>> Begin ENTRIES PROVIDED
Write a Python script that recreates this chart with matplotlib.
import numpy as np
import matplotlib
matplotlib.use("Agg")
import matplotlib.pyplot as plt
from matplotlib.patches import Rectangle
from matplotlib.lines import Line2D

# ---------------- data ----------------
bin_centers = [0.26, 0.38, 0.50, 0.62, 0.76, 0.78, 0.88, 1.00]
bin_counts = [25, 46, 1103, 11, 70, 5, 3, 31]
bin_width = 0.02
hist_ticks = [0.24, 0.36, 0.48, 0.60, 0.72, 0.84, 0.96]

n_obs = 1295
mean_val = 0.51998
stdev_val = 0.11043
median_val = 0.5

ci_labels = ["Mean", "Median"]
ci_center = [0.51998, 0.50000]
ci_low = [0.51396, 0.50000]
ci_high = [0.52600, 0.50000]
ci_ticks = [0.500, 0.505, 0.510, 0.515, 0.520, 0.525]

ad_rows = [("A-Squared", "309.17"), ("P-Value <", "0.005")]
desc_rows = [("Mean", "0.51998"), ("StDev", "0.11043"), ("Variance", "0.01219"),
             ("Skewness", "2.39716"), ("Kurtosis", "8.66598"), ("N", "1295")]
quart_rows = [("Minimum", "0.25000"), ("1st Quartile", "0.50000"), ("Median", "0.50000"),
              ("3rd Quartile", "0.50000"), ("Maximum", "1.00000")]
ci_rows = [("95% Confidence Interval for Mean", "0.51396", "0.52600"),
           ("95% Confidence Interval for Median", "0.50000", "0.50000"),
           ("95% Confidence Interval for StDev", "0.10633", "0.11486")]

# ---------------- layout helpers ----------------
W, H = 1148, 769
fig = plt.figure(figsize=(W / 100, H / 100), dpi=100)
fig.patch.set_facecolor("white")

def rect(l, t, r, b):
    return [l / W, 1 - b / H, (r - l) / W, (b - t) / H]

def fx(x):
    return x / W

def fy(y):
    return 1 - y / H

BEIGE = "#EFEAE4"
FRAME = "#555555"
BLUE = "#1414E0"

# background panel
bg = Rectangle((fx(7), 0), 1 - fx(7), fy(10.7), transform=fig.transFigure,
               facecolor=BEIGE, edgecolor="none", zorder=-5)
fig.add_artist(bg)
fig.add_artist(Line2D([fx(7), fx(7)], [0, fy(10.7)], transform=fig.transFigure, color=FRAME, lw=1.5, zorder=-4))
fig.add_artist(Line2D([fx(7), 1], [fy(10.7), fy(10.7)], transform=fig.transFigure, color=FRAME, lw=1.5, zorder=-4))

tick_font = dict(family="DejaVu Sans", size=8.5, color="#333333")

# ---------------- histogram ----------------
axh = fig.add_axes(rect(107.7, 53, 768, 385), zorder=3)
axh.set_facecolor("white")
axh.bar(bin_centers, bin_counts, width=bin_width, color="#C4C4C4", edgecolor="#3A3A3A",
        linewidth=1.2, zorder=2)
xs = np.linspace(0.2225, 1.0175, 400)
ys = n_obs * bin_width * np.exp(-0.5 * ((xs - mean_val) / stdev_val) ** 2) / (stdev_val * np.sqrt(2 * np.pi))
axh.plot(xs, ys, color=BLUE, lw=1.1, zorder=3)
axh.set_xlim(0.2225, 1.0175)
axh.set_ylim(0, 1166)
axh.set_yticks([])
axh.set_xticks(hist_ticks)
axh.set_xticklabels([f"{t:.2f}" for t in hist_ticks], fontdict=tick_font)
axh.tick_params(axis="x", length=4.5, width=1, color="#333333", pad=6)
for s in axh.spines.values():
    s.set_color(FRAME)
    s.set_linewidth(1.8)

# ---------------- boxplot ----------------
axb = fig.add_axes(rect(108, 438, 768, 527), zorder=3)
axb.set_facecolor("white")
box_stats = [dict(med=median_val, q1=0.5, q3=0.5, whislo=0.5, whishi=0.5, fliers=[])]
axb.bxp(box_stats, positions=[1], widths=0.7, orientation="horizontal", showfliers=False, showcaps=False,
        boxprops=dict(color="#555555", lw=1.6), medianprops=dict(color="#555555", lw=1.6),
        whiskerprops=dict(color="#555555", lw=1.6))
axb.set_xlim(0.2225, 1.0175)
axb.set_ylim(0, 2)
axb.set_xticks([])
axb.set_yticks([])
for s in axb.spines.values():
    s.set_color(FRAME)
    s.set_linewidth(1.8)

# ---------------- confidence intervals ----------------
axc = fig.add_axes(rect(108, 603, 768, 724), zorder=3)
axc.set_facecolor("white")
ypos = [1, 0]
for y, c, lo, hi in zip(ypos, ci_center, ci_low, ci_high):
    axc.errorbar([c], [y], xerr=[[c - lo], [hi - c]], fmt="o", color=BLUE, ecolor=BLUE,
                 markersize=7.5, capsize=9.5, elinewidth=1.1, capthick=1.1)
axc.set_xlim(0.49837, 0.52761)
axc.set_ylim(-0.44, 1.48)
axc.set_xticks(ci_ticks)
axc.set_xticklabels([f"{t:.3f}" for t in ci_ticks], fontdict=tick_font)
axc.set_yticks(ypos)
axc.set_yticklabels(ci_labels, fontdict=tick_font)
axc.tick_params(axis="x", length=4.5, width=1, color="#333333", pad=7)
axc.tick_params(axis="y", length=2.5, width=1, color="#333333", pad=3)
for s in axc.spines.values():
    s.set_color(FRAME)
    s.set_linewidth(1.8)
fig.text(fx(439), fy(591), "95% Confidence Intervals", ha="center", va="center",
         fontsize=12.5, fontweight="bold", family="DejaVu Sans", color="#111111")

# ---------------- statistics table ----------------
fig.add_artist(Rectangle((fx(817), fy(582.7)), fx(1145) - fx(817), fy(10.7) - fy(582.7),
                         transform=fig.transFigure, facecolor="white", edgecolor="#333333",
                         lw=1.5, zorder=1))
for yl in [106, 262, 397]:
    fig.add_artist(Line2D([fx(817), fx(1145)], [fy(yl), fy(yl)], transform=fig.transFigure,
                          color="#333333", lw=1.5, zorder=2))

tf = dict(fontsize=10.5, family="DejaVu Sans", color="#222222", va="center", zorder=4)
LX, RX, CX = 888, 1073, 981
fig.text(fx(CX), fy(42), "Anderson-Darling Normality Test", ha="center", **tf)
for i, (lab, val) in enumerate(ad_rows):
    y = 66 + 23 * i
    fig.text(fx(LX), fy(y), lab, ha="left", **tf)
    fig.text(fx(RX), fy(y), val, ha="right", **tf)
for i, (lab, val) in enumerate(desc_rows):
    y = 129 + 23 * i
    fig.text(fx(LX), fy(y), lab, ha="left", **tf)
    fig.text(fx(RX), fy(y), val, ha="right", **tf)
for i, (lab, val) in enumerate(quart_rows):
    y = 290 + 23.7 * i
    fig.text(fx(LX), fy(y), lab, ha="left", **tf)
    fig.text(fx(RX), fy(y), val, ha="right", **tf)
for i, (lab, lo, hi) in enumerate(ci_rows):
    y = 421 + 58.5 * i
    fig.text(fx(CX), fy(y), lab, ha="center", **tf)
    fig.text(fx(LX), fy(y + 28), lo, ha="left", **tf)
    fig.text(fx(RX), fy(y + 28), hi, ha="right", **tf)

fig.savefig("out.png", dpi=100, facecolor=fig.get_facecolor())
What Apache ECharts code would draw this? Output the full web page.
>> End ENTRIES PROVIDED
- **PROBLEM REQUIREMENTS**:
Return each line among the entries that holds the word "this".

- **FINISHED TASK**:
Write a Python script that recreates this chart with matplotlib.
What Apache ECharts code would draw this? Output the full web page.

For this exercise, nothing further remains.